Effective sterilisation techniques are essential for working with isolated cell lines for obvious reasons you don’t want bugs from the environment growing in your nice culture medium, and equally, cultures must be sterilised before disposal.
So what are the most common methods of sterilisation, and how do they work? Unsure? Read on…
WET HEAT (Autoclaving)
The method of choice for sterilisation in most labs is autoclaving; using pressurised steam to heat the material to be sterilised. This is a very effective method that kills all microbes, spores and viruses, although for some specific bugs, especially high temperatures or incubation times are required.
Autoclaving kills microbes by hydrolysis and coagulation of cellular proteins, which is efficiently achieved by intense heat in the presence of water.
The intense heat comes from the steam. Pressurised steam has a high latent heat; at 100degC it holds 7 times more heat than water at the same temperature. This heat is liberated upon contact with the cooler surface of the material to be sterilised, allowing rapid delivery of heat and good penetration of dense materials.
At these temperatures, water does a great job of hydrolysing proteins… so those bugs don’t stand a chance.
DRY HEAT (Flaming, baking)
Dry heating has one crucial difference from autoclaving. You’ve guessed it – there’s no water, so protein hydrolysis can’t take place.
Instead, dry heat tends to kill microbes by oxidation of cellular components. This requires more energy than protein hydrolysis so higher temperatures are required for efficient sterilization by dry heat.
For example sterilisation can normally be achieved in 15 minutes by autoclaving at 121degC, whereas dry heating would generally need a temperature of 160degC to sterilize in a similar amount of time.
FILTRATION
Filtration is a great way of quickly sterilizing solutions without heating. Filters, of course, work by passing the solution through a filter with a pore diameter that is too small for microbes to pass through.
Filters can be scintered glass funnels made from heat-fused glass particles or, more commonly these days, membrane filters made from cellulose esters. For removal of bacteria, filters with an average pore diameter of 0.2um is normally used.

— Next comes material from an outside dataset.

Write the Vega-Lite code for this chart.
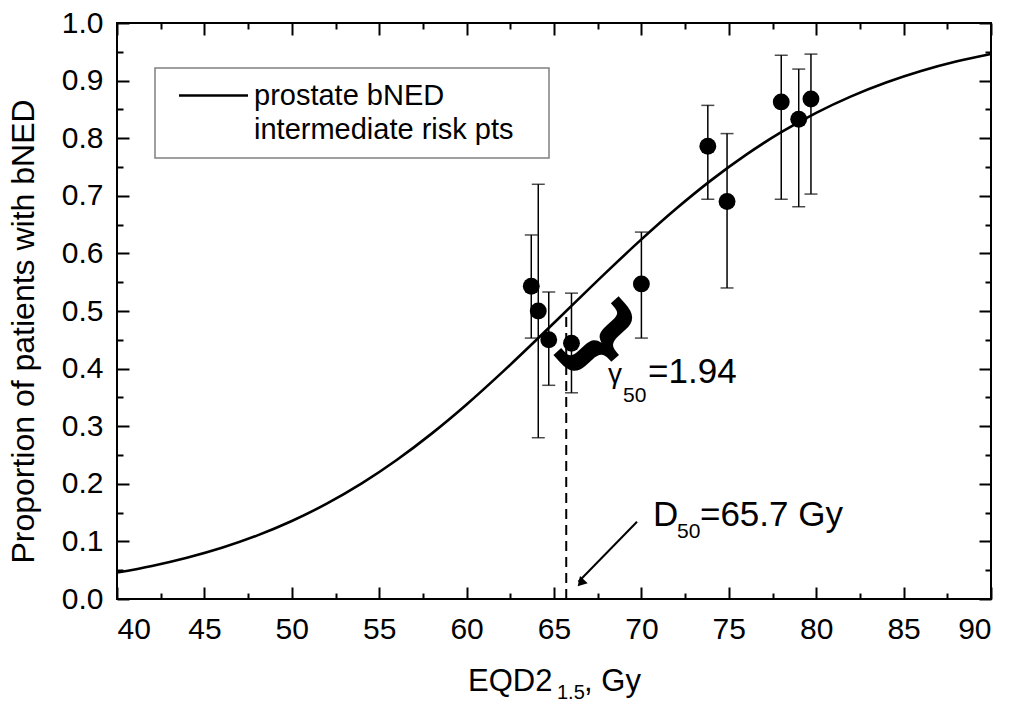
{
  "$schema": "https://vega.github.io/schema/vega-lite/v6.json",
  "width": 874,
  "height": 576,
  "autosize": {"type": "none"},
  "padding": {"left": 117, "top": 23, "right": 20, "bottom": 106},
  "background": "white",
  "config": {
    "view": {"stroke": "black", "strokeWidth": 2},
    "font": "Liberation Sans",
    "axis": {"grid": false, "domain": false, "labelFont": "Liberation Sans", "labelColor": "black", "labelFontSize": 30, "tickColor": "black", "tickWidth": 2, "titleFont": "Liberation Sans", "titleColor": "black", "titleFontWeight": "normal"},
    "text": {"font": "Liberation Sans", "color": "black"}
  },
  "datasets": {
    "curve": [
      {"d": 40, "p": 0.0459}, {"d": 42, "p": 0.0574}, {"d": 44, "p": 0.0716}, {"d": 46, "p": 0.0889},
      {"d": 48, "p": 0.1100}, {"d": 50, "p": 0.1354}, {"d": 52, "p": 0.1655}, {"d": 54, "p": 0.2007},
      {"d": 56, "p": 0.2413}, {"d": 58, "p": 0.2871}, {"d": 60, "p": 0.3377}, {"d": 62, "p": 0.3925},
      {"d": 64, "p": 0.4500}, {"d": 66, "p": 0.5089}, {"d": 68, "p": 0.5675}, {"d": 70, "p": 0.6243},
      {"d": 72, "p": 0.6779}, {"d": 74, "p": 0.7272}, {"d": 76, "p": 0.7715}, {"d": 78, "p": 0.8104},
      {"d": 80, "p": 0.8441}, {"d": 82, "p": 0.8727}, {"d": 84, "p": 0.8967}, {"d": 86, "p": 0.9167},
      {"d": 88, "p": 0.9330}, {"d": 90, "p": 0.9463}
    ],
    "obs": [
      {"d": 63.7, "p": 0.543, "lo": 0.453, "hi": 0.632},
      {"d": 64.1, "p": 0.500, "lo": 0.280, "hi": 0.720},
      {"d": 64.7, "p": 0.450, "lo": 0.371, "hi": 0.533},
      {"d": 66.0, "p": 0.444, "lo": 0.358, "hi": 0.531},
      {"d": 70.0, "p": 0.547, "lo": 0.453, "hi": 0.637},
      {"d": 73.8, "p": 0.786, "lo": 0.694, "hi": 0.857},
      {"d": 74.9, "p": 0.690, "lo": 0.540, "hi": 0.808},
      {"d": 78.0, "p": 0.863, "lo": 0.694, "hi": 0.944},
      {"d": 79.0, "p": 0.833, "lo": 0.681, "hi": 0.920},
      {"d": 79.7, "p": 0.868, "lo": 0.703, "hi": 0.946}
    ]
  },
  "resolve": {"axis": {"x": "independent", "y": "independent"}},
  "layer": [
    {
      "data": {"name": "curve"},
      "mark": {"type": "line", "strokeWidth": 2.6, "interpolate": "monotone"},
      "encoding": {
        "x": {"field": "d", "type": "quantitative", "scale": {"domain": [40, 90], "nice": false, "zero": false},
          "axis": {"orient": "bottom", "values": [40, 45, 50, 55, 60, 65, 70, 75, 80, 85, 90], "format": "d", "ticks": false, "tickSize": 0, "labelPadding": 15, "title": null}},
        "y": {"field": "p", "type": "quantitative", "scale": {"domain": [0, 1], "nice": false, "zero": false},
          "axis": {"orient": "left", "values": [0, 0.1, 0.2, 0.3, 0.4, 0.5, 0.6, 0.7, 0.8, 0.9, 1.0], "format": ".1f", "ticks": false, "tickSize": 0, "labelPadding": 14,
            "title": "Proportion of patients with bNED", "titleFontSize": 32, "titleAngle": -90, "titleX": -84, "titleY": 308, "titleAlign": "center", "titleBaseline": "alphabetic"}},
        "color": {"datum": "prostate bNED", "type": "nominal",
          "scale": {"domain": ["prostate bNED", "intermediate risk pts"], "range": ["black", "black"]},
          "legend": {"orient": "none", "legendX": 38, "legendY": 45, "direction": "vertical",
            "title": ".", "titleOrient": "right", "titleColor": "white", "titleFontSize": 10, "titlePadding": 20,
            "padding": 13, "strokeColor": "#808080", "fillColor": "white",
            "symbolType": "M-1,0H5", "symbolSize": 529, "symbolStrokeWidth": 2.6, "symbolOffset": 8,
            "labelFont": "Liberation Sans", "labelFontSize": 29, "labelColor": "black", "labelOffset": 49, "labelLimit": 0, "rowPadding": 4,
            "encode": {
              "symbols": {"update": {"opacity": {"signal": "datum.value === 'intermediate risk pts' ? 0 : 1"}}},
              "legend": {"update": {"strokeWidth": {"value": 1.5}}}
            }}}
      }
    },
    {
      "data": {"name": "obs"},
      "mark": {"type": "rule", "strokeWidth": 1.5, "color": "black"},
      "encoding": {
        "x": {"field": "d", "type": "quantitative", "scale": {"domain": [40, 90], "nice": false, "zero": false},
          "axis": {"orient": "bottom", "values": [40, 45, 50, 55, 60, 65, 70, 75, 80, 85, 90], "labels": false, "tickSize": -12, "title": null}},
        "y": {"field": "lo", "type": "quantitative", "scale": {"domain": [0, 1], "nice": false, "zero": false},
          "axis": {"orient": "left", "values": [0, 0.1, 0.2, 0.3, 0.4, 0.5, 0.6, 0.7, 0.8, 0.9, 1.0], "labels": false, "tickSize": -12, "title": null}},
        "y2": {"field": "hi"}
      }
    },
    {
      "data": {"name": "obs"},
      "mark": {"type": "tick", "orient": "horizontal", "size": 13, "thickness": 1.5, "color": "black"},
      "encoding": {
        "x": {"field": "d", "type": "quantitative", "scale": {"domain": [40, 90], "nice": false, "zero": false},
          "axis": {"orient": "bottom", "values": [42.5, 47.5, 52.5, 57.5, 62.5, 67.5, 72.5, 77.5, 82.5, 87.5], "labels": false, "tickSize": -6, "title": null}},
        "y": {"field": "lo", "type": "quantitative", "scale": {"domain": [0, 1], "nice": false, "zero": false},
          "axis": {"orient": "left", "values": [0.05, 0.15, 0.25, 0.35, 0.45, 0.55, 0.65, 0.75, 0.85, 0.95], "labels": false, "tickSize": -6, "title": null}}
      }
    },
    {
      "data": {"name": "obs"},
      "mark": {"type": "tick", "orient": "horizontal", "size": 13, "thickness": 1.5, "color": "black"},
      "encoding": {
        "x": {"field": "d", "type": "quantitative", "scale": {"domain": [40, 90], "nice": false, "zero": false},
          "axis": {"orient": "top", "values": [40, 45, 50, 55, 60, 65, 70, 75, 80, 85, 90], "labels": false, "tickSize": -12, "title": null}},
        "y": {"field": "hi", "type": "quantitative", "scale": {"domain": [0, 1], "nice": false, "zero": false},
          "axis": {"orient": "right", "values": [0, 0.1, 0.2, 0.3, 0.4, 0.5, 0.6, 0.7, 0.8, 0.9, 1.0], "labels": false, "tickSize": -12, "title": null}}
      }
    },
    {
      "data": {"name": "obs"},
      "mark": {"type": "circle", "size": 285, "color": "black", "opacity": 1},
      "encoding": {
        "x": {"field": "d", "type": "quantitative", "scale": {"domain": [40, 90], "nice": false, "zero": false},
          "axis": {"orient": "top", "values": [42.5, 47.5, 52.5, 57.5, 62.5, 67.5, 72.5, 77.5, 82.5, 87.5], "labels": false, "tickSize": -6, "title": null}},
        "y": {"field": "p", "type": "quantitative", "scale": {"domain": [0, 1], "nice": false, "zero": false},
          "axis": {"orient": "right", "values": [0.05, 0.15, 0.25, 0.35, 0.45, 0.55, 0.65, 0.75, 0.85, 0.95], "labels": false, "tickSize": -6, "title": null}}
      }
    },
    {
      "data": {"values": [{}]},
      "mark": {"type": "rule", "strokeDash": [10, 6], "strokeWidth": 2, "color": "black"},
      "encoding": {
        "x": {"datum": 65.7, "type": "quantitative", "axis": null},
        "y": {"datum": 0, "type": "quantitative", "axis": null},
        "y2": {"datum": 0.5}
      }
    },
    {
      "data": {"values": [{}]},
      "mark": {"type": "rule", "strokeWidth": 2, "color": "black"},
      "encoding": {
        "x": {"datum": 69.75, "type": "quantitative", "axis": null},
        "y": {"datum": 0.134, "type": "quantitative", "axis": null},
        "x2": {"datum": 66.4},
        "y2": {"datum": 0.03}
      }
    },
    {
      "data": {"values": [{}]},
      "mark": {"type": "point", "shape": "triangle-up", "filled": true, "size": 110, "angle": 223, "color": "black", "opacity": 1},
      "encoding": {
        "x": {"datum": 66.53, "type": "quantitative", "axis": null},
        "y": {"datum": 0.028, "type": "quantitative", "axis": null}
      }
    },
    {
      "data": {"values": [{}]},
      "mark": {"type": "text", "text": "}", "font": "DejaVu Sans", "fontSize": 95, "fontWeight": "bold", "angle": 48, "align": "center", "baseline": "middle"},
      "encoding": {
        "x": {"datum": 67.7, "type": "quantitative", "axis": null},
        "y": {"datum": 0.447, "type": "quantitative", "axis": null}
      }
    },
    {
      "data": {"values": [{}]},
      "mark": {"type": "text", "text": "D", "fontSize": 35, "align": "left", "baseline": "alphabetic"},
      "encoding": {
        "x": {"datum": 70.66, "type": "quantitative", "axis": null},
        "y": {"datum": 0.1267, "type": "quantitative", "axis": null}
      }
    },
    {
      "data": {"values": [{}]},
      "mark": {"type": "text", "text": "50", "fontSize": 21, "align": "left", "baseline": "alphabetic"},
      "encoding": {
        "x": {"datum": 72.04, "type": "quantitative", "axis": null},
        "y": {"datum": 0.106, "type": "quantitative", "axis": null}
      }
    },
    {
      "data": {"values": [{}]},
      "mark": {"type": "text", "text": "=65.7 Gy", "fontSize": 35, "align": "left", "baseline": "alphabetic"},
      "encoding": {
        "x": {"datum": 73.35, "type": "quantitative", "axis": null},
        "y": {"datum": 0.1267, "type": "quantitative", "axis": null}
      }
    },
    {
      "data": {"values": [{}]},
      "mark": {"type": "text", "text": "γ", "fontSize": 28, "align": "left", "baseline": "alphabetic"},
      "encoding": {
        "x": {"datum": 68.09, "type": "quantitative", "axis": null},
        "y": {"datum": 0.375, "type": "quantitative", "axis": null}
      }
    },
    {
      "data": {"values": [{}]},
      "mark": {"type": "text", "text": "50", "fontSize": 21, "align": "left", "baseline": "alphabetic"},
      "encoding": {
        "x": {"datum": 68.95, "type": "quantitative", "axis": null},
        "y": {"datum": 0.342, "type": "quantitative", "axis": null}
      }
    },
    {
      "data": {"values": [{}]},
      "mark": {"type": "text", "text": "=1.94", "fontSize": 35, "align": "left", "baseline": "alphabetic"},
      "encoding": {
        "x": {"datum": 70.38, "type": "quantitative", "axis": null},
        "y": {"datum": 0.375, "type": "quantitative", "axis": null}
      }
    },
    {
      "data": {"values": [{}]},
      "mark": {"type": "text", "text": "EQD2", "fontSize": 31, "align": "left", "baseline": "alphabetic"},
      "encoding": {
        "x": {"datum": 60.08, "type": "quantitative", "axis": null},
        "y": {"datum": -0.1597, "type": "quantitative", "axis": null}
      }
    },
    {
      "data": {"values": [{}]},
      "mark": {"type": "text", "text": "1.5", "fontSize": 20, "align": "left", "baseline": "alphabetic"},
      "encoding": {
        "x": {"datum": 65.17, "type": "quantitative", "axis": null},
        "y": {"datum": -0.1736, "type": "quantitative", "axis": null}
      }
    },
    {
      "data": {"values": [{}]},
      "mark": {"type": "text", "text": ", Gy", "fontSize": 31, "align": "left", "baseline": "alphabetic"},
      "encoding": {
        "x": {"datum": 66.72, "type": "quantitative", "axis": null},
        "y": {"datum": -0.1597, "type": "quantitative", "axis": null}
      }
    }
  ]
}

But remember, viruses and phage can pass through these filters so filtration is not a good option if these are a concern.
SOLVENTS
Ethanol is commonly used as a disinfectant, although since isopropanol is a better solvent for fat it is probably a better option.
Both work by denaturing proteins through a process that requires water, so they must be diluted to 60-90% in water to be effective.
Again, a it’s important to remember that although ethanol and IPA are good at killing microbial cells, they have no effect on spores.
RADIATION
UV, x-rays and gamma rays are all types of electromagnetic radiation that have profoundly damaging effects on DNA, so make excellent tools for sterilization.
The main difference between them, in terms of their effectiveness, is their penetration.
UV has limited penetration in air so sterilisation only occurs in a fairly small area around the lamp. However, it is relatively safe and is quite useful for sterilising small areas, like laminar flow hoods.
X-rays and gamma rays are far more penetrating, which makes them more dangerous but very effective for large scale cold sterilization of plastic items (e.g. syringes) during manufacturing.
So those are some of the main methods for sterilization I can think of. If I’ve missed any, please feel free to let me know in the comments section.